• _COLLECTED MATERIAL_:
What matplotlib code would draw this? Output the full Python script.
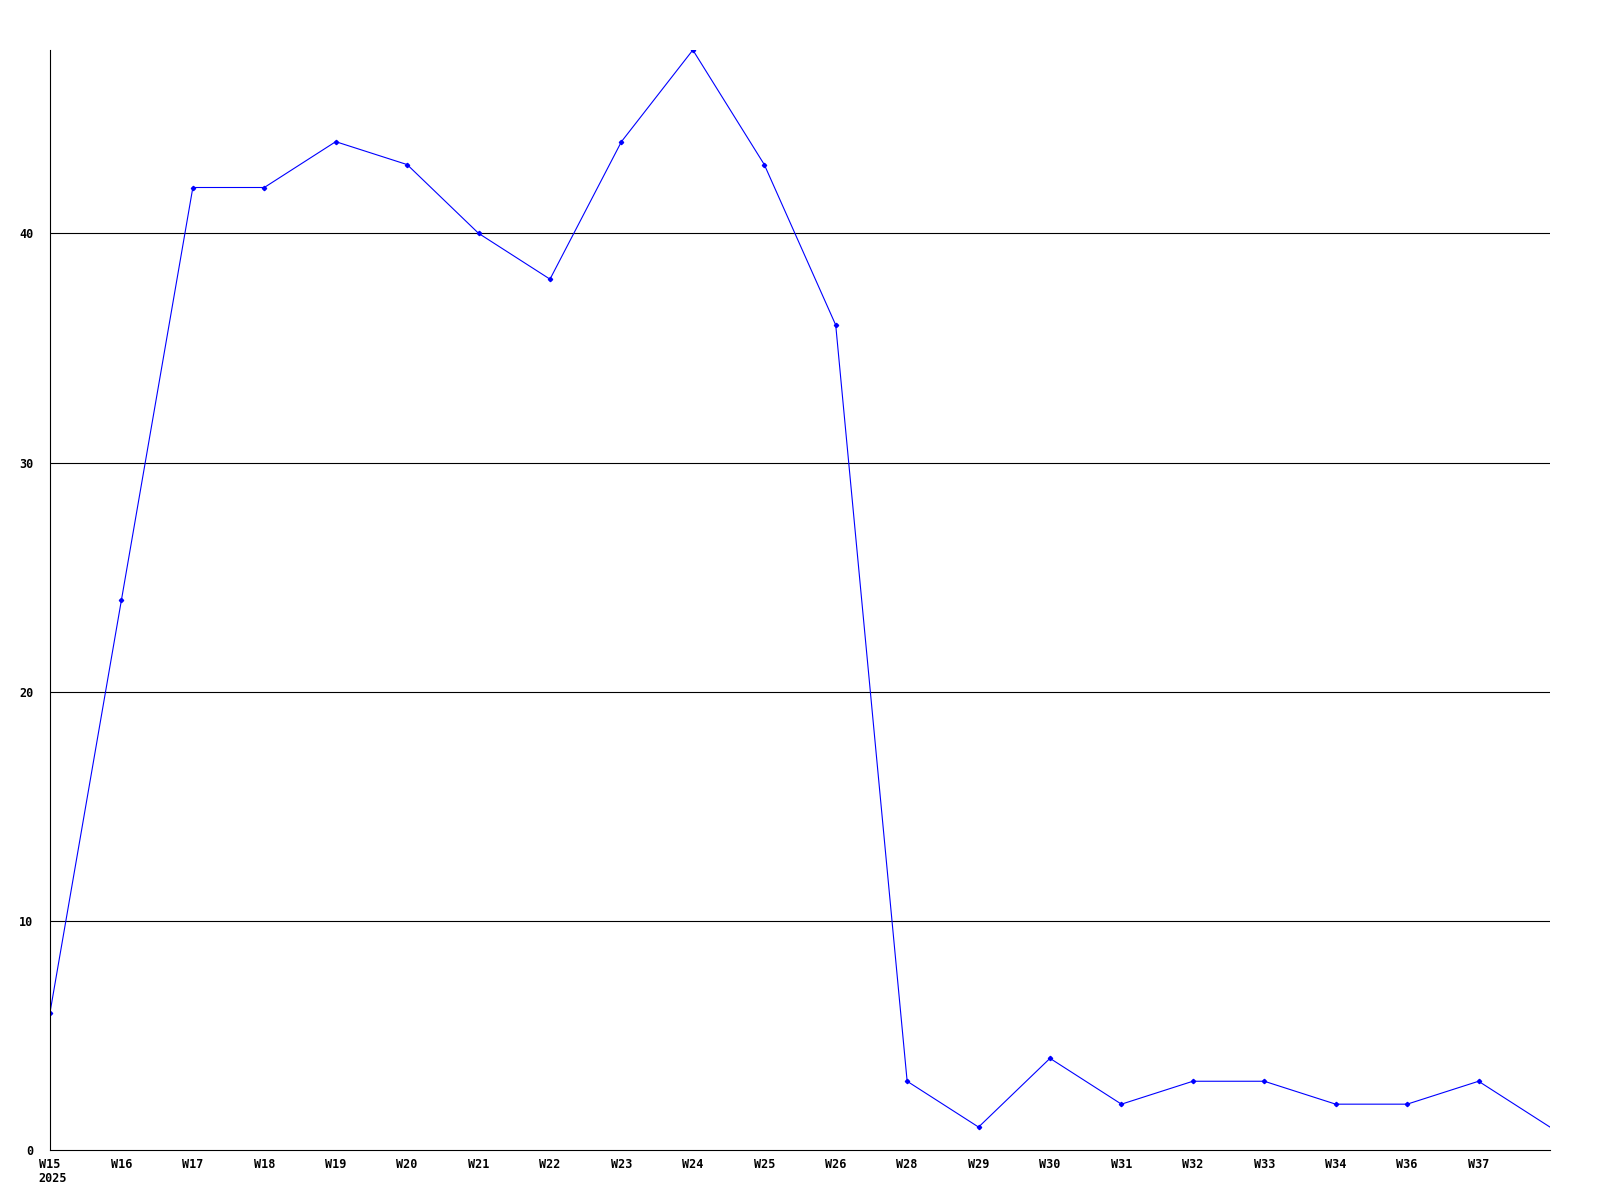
import matplotlib
matplotlib.use("Agg")
from matplotlib import pyplot as plt
from matplotlib import transforms

weeks = ["W15", "W16", "W17", "W18", "W19", "W20", "W21", "W22", "W23", "W24", "W25",
         "W26", "W28", "W29", "W30", "W31", "W32", "W33", "W34", "W36", "W37", ""]
counts = [6, 24, 42, 42, 44, 43, 40, 38, 44, 48, 43, 36, 3, 1, 4, 2, 3, 3, 2, 2, 3, 1]
yticks = [0, 10, 20, 30, 40]
year = "2025"

fig = plt.figure(figsize=(16, 12), dpi=100)
ax = fig.add_axes([50 / 1600, 50 / 1200, 1500 / 1600, 1100 / 1200])

xs = list(range(len(counts)))
ax.plot(xs, counts, color="#0000ff", lw=0.8, marker="D", markersize=2.2,
        markevery=list(range(len(counts) - 1)))

ax.set_xlim(0, len(counts) - 1)
ax.set_ylim(0, 48)
for y in yticks[1:]:
    ax.axhline(y, color="black", lw=0.8, zorder=0)

for s in ["top", "right"]:
    ax.spines[s].set_visible(False)
ax.spines["left"].set_linewidth(0.8)
ax.spines["bottom"].set_linewidth(0.8)

font = dict(family="DejaVu Sans Mono", fontweight="bold", fontsize=8.5)
ax.set_yticks(yticks)
ax.set_yticklabels([str(v) for v in yticks], **font)
ax.tick_params(axis="y", length=0, pad=12)

ax.set_xticks(xs[:-1])
ax.set_xticklabels(weeks[:-1], ha="center", va="top", **font)
ax.tick_params(axis="x", length=0, pad=6)

# year under the first week label
tr = transforms.blended_transform_factory(ax.transData, ax.transAxes)
ax.text(0, 0, year, transform=tr + transforms.ScaledTranslation(-12 / 100, -22 / 100, fig.dpi_scale_trans),
        ha="left", va="top", **font)

fig.savefig("out.png", dpi=100)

• _EXERCISE DIRECTIONS_:
Where a line of the data holds "matplotlib", show that line.

• _EXERCISE SOLUTION_:
What matplotlib code would draw this? Output the full Python script.
import matplotlib
matplotlib.use("Agg")
from matplotlib import pyplot as plt
from matplotlib import transforms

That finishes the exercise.